Not surprisingly the first reference to India Runners by J. Donald5 reveals an account of an importation of a drake and trio of ducks by a sea captain to Whitehaven some time before 1840. Professor Dr Wolfgang Rudolph6 has found records from the Surrey Zoological Gardens that show imports to the London Zoo on 31 October 1835 by the 13th Earl of Derby.

By 1901 most of the Indian Runners in Britain showed evidence of having been crossed with indigenous domestic and wild ducks. The original Fawn Runners had died out in favour of the pied (Fawn-and-white and Grey-and-white), which were standardized at that time, and it was not until 1909 that Joseph Walton managed to import fresh stock from Lombok and Java. This completely rejuvenated the bloodlines and contributed much to the modern development of the Indian Runner.

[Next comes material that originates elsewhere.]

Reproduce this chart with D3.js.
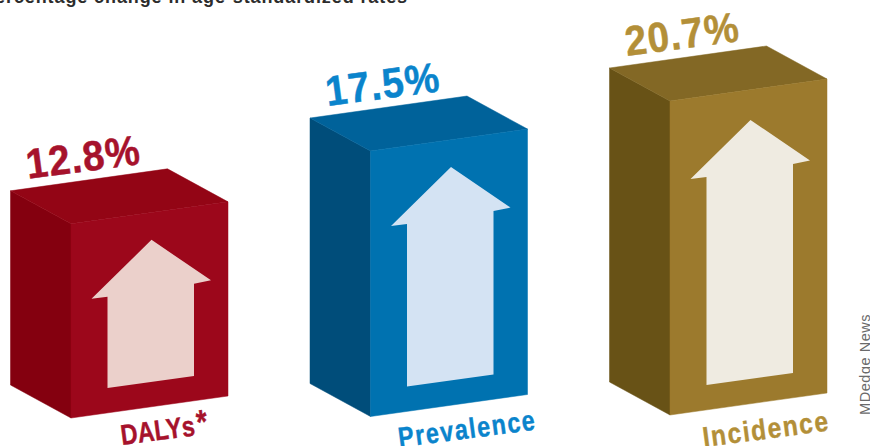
<!DOCTYPE html>
<html>
<head>
<meta charset="utf-8">
<style>
  html, body { margin: 0; padding: 0; background: #fff; }
  svg { display: block; }
  text { font-family: "Liberation Sans", Arial, sans-serif; }
</style>
<script src="https://cdn.jsdelivr.net/npm/d3@7"></script>
</head>
<body>
<svg id="chart" width="870" height="446"></svg>
<script>
// Values and labels
const categories = ["DALYs", "Prevalence", "Incidence"];
const footnoteMarks = ["*", "", ""];
const values = [12.8, 17.5, 20.7];
const valueLabels = ["12.8%", "17.5%", "20.7%"];
const titleText = "Percentage change in age-standardized rates";
const creditText = "MDedge News";

// Palette per block
const frontColors = ["#9c071b", "#0072b0", "#9c7a2d"];
const sideColors = ["#84000f", "#004d7a", "#685216"];
const topColors = ["#930515", "#00629a", "#836825"];
const arrowColors = ["#ebd0cb", "#d4e3f3", "#efebe1"];
const textColors = ["#a6122c", "#0a84cc", "#b38f38"];

const svg = d3.select("#chart");

// Block heights are proportional to the value, measured from zero
const height = d3.scaleLinear().domain([0, 20.7]).range([0, 314]);
// Front-bottom corner of each block
const x = d3.scalePoint().domain(categories).range([71, 670]);
const floor = d3.scalePoint().domain(categories).range([418, 415]);

// Oblique projection offsets
const depth = { dx: -60.5, dy: -33 };
const width = { dx: 157, dy: -22 };

const line = pts => d3.line()(pts) + "Z";

const blocks = svg.selectAll("g.block")
  .data(categories.map((c, i) => ({ c, i, v: values[i] })))
  .join("g").attr("class", "block");

blocks.each(function (d) {
  const g = d3.select(this);
  const i = d.i;
  const h = height(d.v);
  const x0 = x(d.c), y0 = floor(d.c);
  const FB = [x0, y0];
  const FT = [x0, y0 - h];
  const RB = [x0 + width.dx, y0 + width.dy];
  const RT = [RB[0], RB[1] - h];
  const LB = [x0 + depth.dx, y0 + depth.dy];
  const LT = [LB[0], LB[1] - h];
  const BT = [LT[0] + width.dx, LT[1] + width.dy];

  // Faces share a hairline of their own colour so no seam shows between them
  const face = (pts, color) => g.append("path")
    .attr("d", line(pts))
    .attr("fill", color)
    .attr("stroke", color)
    .attr("stroke-width", 0.5);
  face([LT, FT, FB, LB], sideColors[i]);
  face([LT, BT, RT, FT], topColors[i]);
  face([FT, RT, RB, FB], frontColors[i]);

  // Arrow sits on the front face and follows its slant
  const slope = width.dy / width.dx;
  const ax = x0 + 36.5, bx = x0 + 123, ay = y0 - 30;
  const by = ay + (bx - ax) * slope;
  const tipX = x0 + 80.5, tipY = FT[1] + 16 + (d.i === 2 ? 3 : 0);
  const shoulder = tipY + 59;
  const arrow = [
    [tipX, tipY],
    [x0 + 140, shoulder - 18.5],
    [bx, shoulder - 15],
    [bx, by],
    [ax, ay],
    [ax, shoulder - 2],
    [x0 + 20.5, shoulder]
  ];
  g.append("path").attr("d", line(arrow)).attr("fill", arrowColors[i]);

  // Value above the block, running along the top edge, set condensed
  g.append("text")
    .attr("transform", `translate(${LT[0] + 17.5},${LT[1] - 12}) rotate(-7.5) scale(0.92,1)`)
    .attr("font-size", 42)
    .attr("font-weight", 700)
    .attr("letter-spacing", 1.2)
    .attr("fill", textColors[i])
    .attr("stroke", textColors[i])
    .attr("stroke-width", 0.5)
    .text(valueLabels[i]);

  // Category name under the front face, set condensed
  const labelDx = [51, 29, 34][i];
  const labelDy = [27, 31, 32][i];
  const label = g.append("text")
    .attr("transform", `translate(${x0 + labelDx},${y0 + labelDy}) rotate(-7.5) scale(${[0.82, 0.82, 0.86][i]},1)`)
    .attr("font-size", 28.5)
    .attr("font-weight", 700)
    .attr("letter-spacing", [0, 1.9, 1.9][i])
    .attr("fill", textColors[i])
    .attr("stroke", textColors[i])
    .attr("stroke-width", 0.4)
    .text(d.c);
  if (footnoteMarks[i]) {
    label.append("tspan")
      .attr("dx", 3)
      .attr("dy", -1)
      .attr("font-size", 34)
      .text(footnoteMarks[i]);
  }
});

// Heading, running off the top edge
svg.append("text")
  .attr("x", 408).attr("y", 3)
  .attr("text-anchor", "end")
  .attr("font-size", 18)
  .attr("font-weight", 700)
  .attr("letter-spacing", 0.9)
  .attr("fill", "#2c2c2c")
  .text(titleText);

// Vertical credit line
svg.append("text")
  .attr("transform", "translate(870,415) rotate(-90)")
  .attr("font-size", 14.5)
  .attr("letter-spacing", 0.55)
  .attr("fill", "#6a6a6a")
  .text(creditText);
</script>
</body>
</html>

More detailed information on this historical development can be found in The Indian Runner Duck: A Historical Guide (Feathered World, 2002). This book is obtainable from the Indian Runner Duck Association and other outlets.

 

Colour Breeding in Domestic Waterfowl

Perhaps the biggest impact of the Indian Runner Duck has been on the creation of twentieth century ‘Designer Ducks’. Birds like the Khaki Campbell and the Buff Orpington are the direct result of crossing Indian Runners to other domestic breeds. The egg-laying potential, allied to some remarkable chromotypes, liberated duck breeding in both commercial and exhibition stocks.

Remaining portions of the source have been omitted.